§ **What you need to do**: Copy each line with the word "page" in it.

§ **Dataset excerpt**:
===

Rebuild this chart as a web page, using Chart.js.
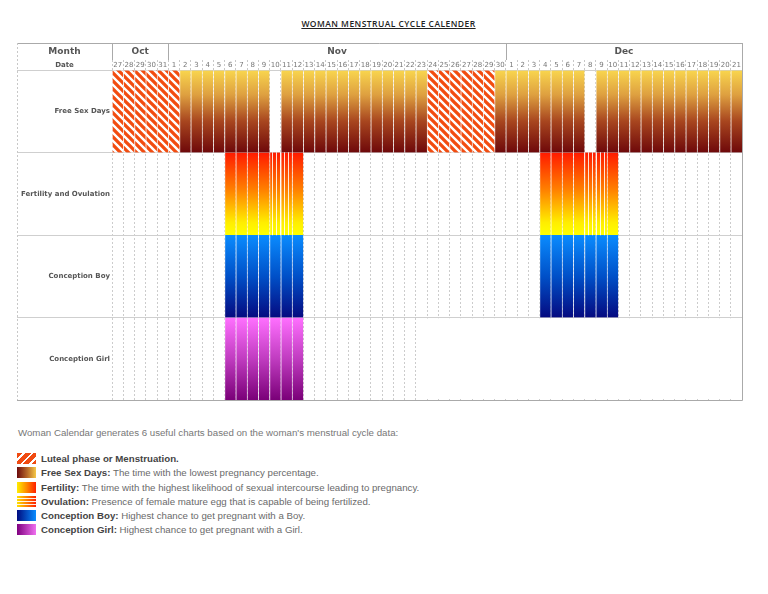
<!DOCTYPE html>
<html>
<head>
<meta charset="utf-8">
<script src="https://cdn.jsdelivr.net/npm/chart.js@4.4.0/dist/chart.umd.min.js"></script>
<style>
  body { margin: 0; background: #fff; font-family: "Liberation Sans", Arial, sans-serif; }
  #page { position: relative; width: 768px; height: 594px; overflow: hidden; }
  #title { position: absolute; top: 18px; left: 0; width: 777px; text-align: center;
           font: 600 8.5px "Open Sans", sans-serif; letter-spacing: 0.45px; color: #222; text-decoration: underline; }
  #cal { position: absolute; left: 0; top: 0; }
  #intro { position: absolute; left: 18px; top: 427px; font-size: 9.7px; color: #777; }
  #legend { position: absolute; left: 17px; top: 452px; font-size: 9.7px; color: #6a6a6a; }
  .item { height: 14.3px; line-height: 14px; white-space: nowrap; }
  .item b { color: #444; }
  .sw { display: inline-block; width: 19px; height: 11px; vertical-align: -2px; margin-right: 5px; }
  .lut { background: repeating-linear-gradient(135deg, #f04b12 0 4px, #fff 4px 6px); }
  .fsd { background: linear-gradient(to right, #6b0a0c, #b86a2a 55%, #f5c848); }
  .fer { background: linear-gradient(to right, #ffee00, #ff8a00 50%, #ff2000); }
  .ovu { background: repeating-linear-gradient(to bottom, transparent 0 2px, rgba(255,255,255,0.9) 2px 3px),
                     linear-gradient(to right, #ffe000, #ff2000); }
  .boy { background: linear-gradient(to right, #000c80, #0a8cff); }
  .girl { background: linear-gradient(to right, #800080, #f070f0); }
</style>
</head>
<body>
<div id="page">
  <div id="title">WOMAN MENSTRUAL CYCLE CALENDER</div>
  <canvas id="cal" width="768" height="410"></canvas>
  <div id="intro">Woman Calendar generates 6 useful charts based on the woman's menstrual cycle data:</div>
  <div id="legend">
    <div class="item"><span class="sw lut"></span><b>Luteal phase or Menstruation.</b></div>
    <div class="item"><span class="sw fsd"></span><b>Free Sex Days:</b> The time with the lowest pregnancy percentage.</div>
    <div class="item"><span class="sw fer"></span><b>Fertility:</b> The time with the highest likelihood of sexual intercourse leading to pregnancy.</div>
    <div class="item"><span class="sw ovu"></span><b>Ovulation:</b> Presence of female mature egg that is capable of being fertilized.</div>
    <div class="item"><span class="sw boy"></span><b>Conception Boy:</b> Highest chance to get pregnant with a Boy.</div>
    <div class="item"><span class="sw girl"></span><b>Conception Girl:</b> Highest chance to get pregnant with a Girl.</div>
  </div>
</div>
<script>
// calendar columns
const months = ['Oct', 'Nov', 'Dec'];
const monthDays = [5, 30, 21];
const dates = [
  '27', '28', '29', '30', '31',
  '1', '2', '3', '4', '5', '6', '7', '8', '9', '10', '11', '12', '13', '14', '15',
  '16', '17', '18', '19', '20', '21', '22', '23', '24', '25', '26', '27', '28', '29', '30',
  '1', '2', '3', '4', '5', '6', '7', '8', '9', '10', '11', '12', '13', '14', '15',
  '16', '17', '18', '19', '20', '21'
];
const rows = ['Free Sex Days', 'Fertility and Ovulation', 'Conception Boy', 'Conception Girl'];

// 1 = marked that day; one line per month (Oct 27-31, Nov 1-30, Dec 1-21)
const luteal = [
  1, 1, 1, 1, 1,
  1, 0, 0, 0, 0, 0, 0, 0, 0, 0, 0, 0, 0, 0, 0, 0, 0, 0, 0, 0, 0, 0, 0, 1, 1, 1, 1, 1, 1, 0,
  0, 0, 0, 0, 0, 0, 0, 0, 0, 0, 0, 0, 0, 0, 0, 0, 0, 0, 0, 0, 0
];
const freeSex = [
  0, 0, 0, 0, 0,
  0, 1, 1, 1, 1, 1, 1, 1, 1, 0, 1, 1, 1, 1, 1, 1, 1, 1, 1, 1, 1, 1, 1, 0, 0, 0, 0, 0, 0, 1,
  1, 1, 1, 1, 1, 1, 1, 0, 1, 1, 1, 1, 1, 1, 1, 1, 1, 1, 1, 1, 1
];
const fertility = [
  0, 0, 0, 0, 0,
  0, 0, 0, 0, 0, 1, 1, 1, 1, 0, 0, 1, 0, 0, 0, 0, 0, 0, 0, 0, 0, 0, 0, 0, 0, 0, 0, 0, 0, 0,
  0, 0, 0, 1, 1, 1, 1, 0, 0, 1, 0, 0, 0, 0, 0, 0, 0, 0, 0, 0, 0
];
const ovulation = [
  0, 0, 0, 0, 0,
  0, 0, 0, 0, 0, 0, 0, 0, 0, 1, 1, 0, 0, 0, 0, 0, 0, 0, 0, 0, 0, 0, 0, 0, 0, 0, 0, 0, 0, 0,
  0, 0, 0, 0, 0, 0, 0, 1, 1, 0, 0, 0, 0, 0, 0, 0, 0, 0, 0, 0, 0
];
const boy = [
  0, 0, 0, 0, 0,
  0, 0, 0, 0, 0, 1, 1, 1, 1, 1, 1, 1, 0, 0, 0, 0, 0, 0, 0, 0, 0, 0, 0, 0, 0, 0, 0, 0, 0, 0,
  0, 0, 0, 1, 1, 1, 1, 1, 1, 1, 0, 0, 0, 0, 0, 0, 0, 0, 0, 0, 0
];
// null = day not covered by the girl calendar
const N = null;
const girl = [
  0, 0, 0, 0, 0,
  0, 0, 0, 0, 0, 1, 1, 1, 1, 1, 1, 1, 0, 0, 0, 0, 0, 0, 0, 0, 0, 0, 0, N, N, N, N, N, N, N,
  N, N, N, N, N, N, N, N, N, N, N, N, N, N, N, N, N, N, N, N, N
];

const toBars = (flags, row) => flags.map(f => f ? [row, row + 1] : null);

function vGrad(stops, row) {
  return c => {
    const ch = c.chart;
    if (!ch.chartArea) return stops[0][1];
    const y = ch.scales.y;
    const g = ch.ctx.createLinearGradient(0, y.getPixelForValue(row), 0, y.getPixelForValue(row + 1));
    stops.forEach(s => g.addColorStop(s[0], s[1]));
    return g;
  };
}

function hatch() {
  const s = 8;
  const cv = document.createElement('canvas');
  cv.width = cv.height = s;
  const x = cv.getContext('2d');
  x.fillStyle = '#fff';
  x.fillRect(0, 0, s, s);
  x.strokeStyle = '#f24c10';
  x.lineWidth = 3.3;
  x.beginPath();
  for (let o = -s; o <= s; o += s) {
    x.moveTo(o - 2, -2);
    x.lineTo(o + s + 2, s + 2);
  }
  x.stroke();
  return x.createPattern(cv, 'repeat');
}

function stripes() {
  const cv = document.createElement('canvas');
  cv.width = 4; cv.height = 4;
  const x = cv.getContext('2d');
  x.fillStyle = 'rgba(255,255,255,0.85)';
  x.fillRect(0, 0, 1, 4);
  return x.createPattern(cv, 'repeat');
}

const freeGrad = [[0, '#f9d64e'], [0.3, '#dea040'], [0.62, '#a8461f'], [1, '#6e080a']];
const fertGrad = [[0, '#ff1a00'], [0.45, '#ff8000'], [0.85, '#ffee00'], [1, '#ffff00']];
const boyGrad = [[0, '#0a8cff'], [0.5, '#0050c8'], [1, '#050a80']];
const girlGrad = [[0, '#ff70ff'], [0.5, '#c03cc0'], [1, '#7a0078']];

const colEdge = (sc, i) => {
  const w = sc.getPixelForValue(1) - sc.getPixelForValue(0);
  return sc.getPixelForValue(i) - w / 2;
};

const headerPlugin = {
  id: 'header',
  afterDraw(chart) {
    const { ctx, chartArea: a, scales: { x, y } } = chart;
    const top = 43, mid = 60, left = 17;
    ctx.save();
    // cells outside the girl calendar
    ctx.fillStyle = '#fff';
    const gTop = y.getPixelForValue(3) + 1, gBot = y.getPixelForValue(4) - 1;
    girl.forEach((g, i) => {
      if (g === null) {
        const x0 = colEdge(x, i);
        ctx.fillRect(x0 - 1, gTop, colEdge(x, i + 1) - x0 + 2, gBot - gTop);
      }
    });
    ctx.strokeStyle = '#aaa';
    ctx.lineWidth = 1;
    ctx.beginPath();
    ctx.moveTo(left, top + 0.5); ctx.lineTo(a.right + 0.5, top + 0.5);
    ctx.moveTo(a.right + 0.5, top); ctx.lineTo(a.right + 0.5, a.bottom + 0.5);
    ctx.moveTo(left, a.bottom + 0.5); ctx.lineTo(a.right + 0.5, a.bottom + 0.5);
    let idx = 0;
    const edges = [0];
    monthDays.forEach(d => { idx += d; edges.push(idx); });
    edges.forEach(e => {
      const px = Math.round(colEdge(x, e)) + 0.5;
      ctx.moveTo(px, top); ctx.lineTo(px, mid);
    });
    ctx.stroke();
    ctx.strokeStyle = '#c8c8c8';
    ctx.setLineDash([2, 2]);
    ctx.beginPath();
    ctx.moveTo(left + 0.5, top); ctx.lineTo(left + 0.5, a.bottom);
    ctx.stroke();
    ctx.setLineDash([]);
    ctx.fillStyle = '#555';
    ctx.textAlign = 'center';
    ctx.textBaseline = 'middle';
    ctx.font = 'bold 9px "DejaVu Sans"';
    const labelMid = (left + a.left) / 2;
    ctx.fillText('Month', labelMid, 51.5);
    months.forEach((m, k) => {
      ctx.fillText(m, (colEdge(x, edges[k]) + colEdge(x, edges[k + 1])) / 2, 51.5);
    });
    ctx.font = 'bold 7px "DejaVu Sans"';
    ctx.fillText('Date', labelMid, 65);
    ctx.restore();
  }
};

new Chart(document.getElementById('cal'), {
  type: 'bar',
  data: {
    labels: dates,
    datasets: [
      { label: 'Ovulation stripes', data: toBars(ovulation, 1), backgroundColor: stripes(), order: 0, borderWidth: 0 },
      { label: 'Luteal phase or Menstruation', data: toBars(luteal, 0), backgroundColor: hatch(), order: 1 },
      { label: 'Free Sex Days', data: toBars(freeSex, 0), backgroundColor: vGrad(freeGrad, 0), order: 1 },
      { label: 'Fertility', data: toBars(fertility, 1), backgroundColor: vGrad(fertGrad, 1), order: 1 },
      { label: 'Ovulation', data: toBars(ovulation, 1), backgroundColor: vGrad(fertGrad, 1), order: 1 },
      { label: 'Conception Boy', data: toBars(boy, 2), backgroundColor: vGrad(boyGrad, 2), order: 1 },
      { label: 'Conception Girl', data: toBars(girl, 3), backgroundColor: vGrad(girlGrad, 3), order: 1 }
    ]
  },
  options: {
    responsive: false,
    animation: false,
    devicePixelRatio: 1,
    layout: { padding: { left: 17, top: 43, right: 26, bottom: 10 } },
    plugins: { legend: { display: false }, tooltip: { enabled: false } },
    datasets: {
      bar: {
        barPercentage: 1, categoryPercentage: 1, grouped: false,
        borderColor: 'rgba(255,255,255,0.55)',
        borderWidth: { left: 1, right: 0, top: 0, bottom: 0 },
        borderSkipped: false
      }
    },
    scales: {
      x: {
        position: 'top',
        offset: true,
        z: 1,
        grid: { offset: true, color: 'rgba(195,195,195,0.85)', tickLength: 10, tickColor: '#c8c8c8', tickBorderDash: [2, 2] },
        border: { display: false, dash: [2, 2] },
        ticks: { autoSkip: false, maxRotation: 0, padding: -9, color: '#777', font: { family: 'DejaVu Sans', size: 7 } },
        afterFit: s => { s.height = 27; }
      },
      y: {
        min: 0,
        max: 4,
        reverse: true,
        grid: { color: c => Number.isInteger(c.tick.value) ? '#cfcfcf' : 'rgba(0,0,0,0)', tickLength: 95 },
        border: { display: false },
        ticks: {
          stepSize: 0.5,
          autoSkip: false,
          padding: -93,
          color: '#555',
          font: { family: 'DejaVu Sans', size: 7, weight: 'bold' },
          callback: v => (v % 1 === 0.5 ? rows[Math.floor(v)] : '')
        },
        afterFit: s => { s.width = 95; }
      }
    }
  },
  plugins: [headerPlugin]
});
</script>
</body>
</html>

===

§ **Reply to the exercise**:
Rebuild this chart as a web page, using Chart.js.
  #page { position: relative; width: 768px; height: 594px; overflow: hidden; }
<div id="page">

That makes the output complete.